The “Allow” part of the file tells the robot where it’s permitted to go. Often the “allow” part of a robots.txt file is ignored, and instead “disallow” rules are simply used to filter where a robot can visit. In this case, the “allow” line in our robots.txt allows all pages to be visible to all types of robot.
The “Disallow” part of the file, however, shows which files are not permitted to be accessed. In this case, the “/admin” line indicates that this URL should not be accessible - presumably, an admin area that would not be accessible to the public anyway.

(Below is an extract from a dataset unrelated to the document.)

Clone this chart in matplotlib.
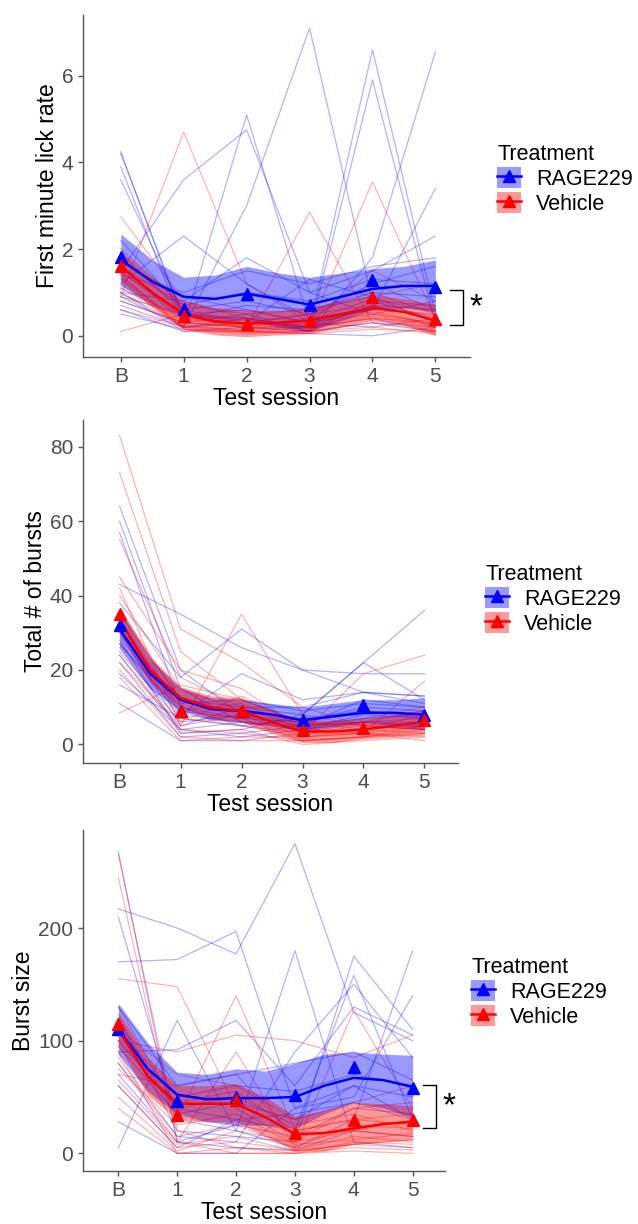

Note that using the “Disallow” rule in a robots.txt file is not a secure method of hiding a page from end users. A robots.txt file can be seen by anyone, and the pages even if “disallowed” are still accessible by a regular user. Hide pages properly behind login areas, for example, if your content is intended to be private.

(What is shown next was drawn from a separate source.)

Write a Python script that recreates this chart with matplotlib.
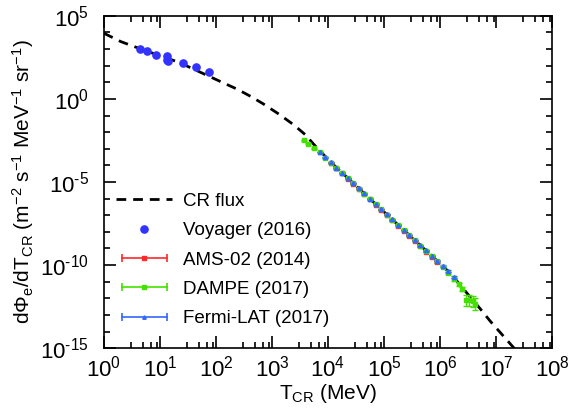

It’s best practice to also include the location of your website’s XML sitemap, assuming you have one, in the robots.txt file.
This means our robots.txt example file would now look as follows:
User-agent: *
Allow: /
Disallow: /admin
Sitemap: https://www.yourwebsite.com/sitemap.xml
Remember that if you have a multilingual website, for example, you cater for both English and French speakers in different sections of your site, you should list each available sitemap in the robots.txt file accordingly.
Often when working with SEO for ecommerce websites, we will find pages which be sorted by price and filtered by colour, for example. Or, functionality will exist where products can be added to a wishlist or comparison tool, which can all create long, complicated, and possibly unnecessary, URLs.
This is not just the case with ecommerce websites, but most websites, built on any type of popular CMS. Every type of website will have their own crawl issues which can be easily amended with the use of robots.txt.
Many of the reports in Google Search Console will flag up potential URLs that are slowing down Google’s crawl of the website. Or, try using a “site:” search in Google to spot URLs which are indexed but probably shouldn’t be.
An example of a bad URL could be when adding a product to a wishlist function on an ecommerce website, whereby the URL might end up looking like:
https://www.yourwebsite.com/product-category/product-name?add-to-wishlist=yes
Inevitably, this will result in every product creating duplicate URLs, and hundreds if not thousands of URLs that simply waste Googlebot’s time. These are of no use for Google to see.
To rid Googlebot of seeing these URLs, our robots.txt file might now look something like the below:
User-agent: *
Allow: /
Disallow: /admin
Disallow: *wishlist*
Sitemap: https://www.yourwebsite.com/sitemap.xml
The new “Disallow: *wishlist*” rule will simply block access to any URL with “wishlist” in the address.
How you set up your robots.txt file depends on the structure of the rest of your website. For example, you wouldn’t want to block URLs in this format if the word “wishlist” is a genuine part of the URL structure on other pages!
You can now start to see how the use of a robots.txt file can really affect the technical SEO performance of your website!
When it comes to making changes to a robots.txt file, it’s important to test your changes before putting anything live. This file is a powerful tool, and can make a mess of your rankings if implemented incorrectly!
For example, a rogue “Disallow: /” line in your robots.txt file would stop Googlebot from crawling your website, not ideal for keyword positions!
So, what tools are there for testing your robots.txt file?
Both of these tools allow you to amend your robots.txt code on the fly and test validation against specific URLs.
One of the most commonly used content management systems available, Wordpress robots.txt files are easy to edit using the popular Yoast SEO plugin.
Every content management system is different, but editing a robots.txt file should be possible through most popular CMS’.
If this isn’t possible, speak to your web developer about changing your robots.txt file manually instead.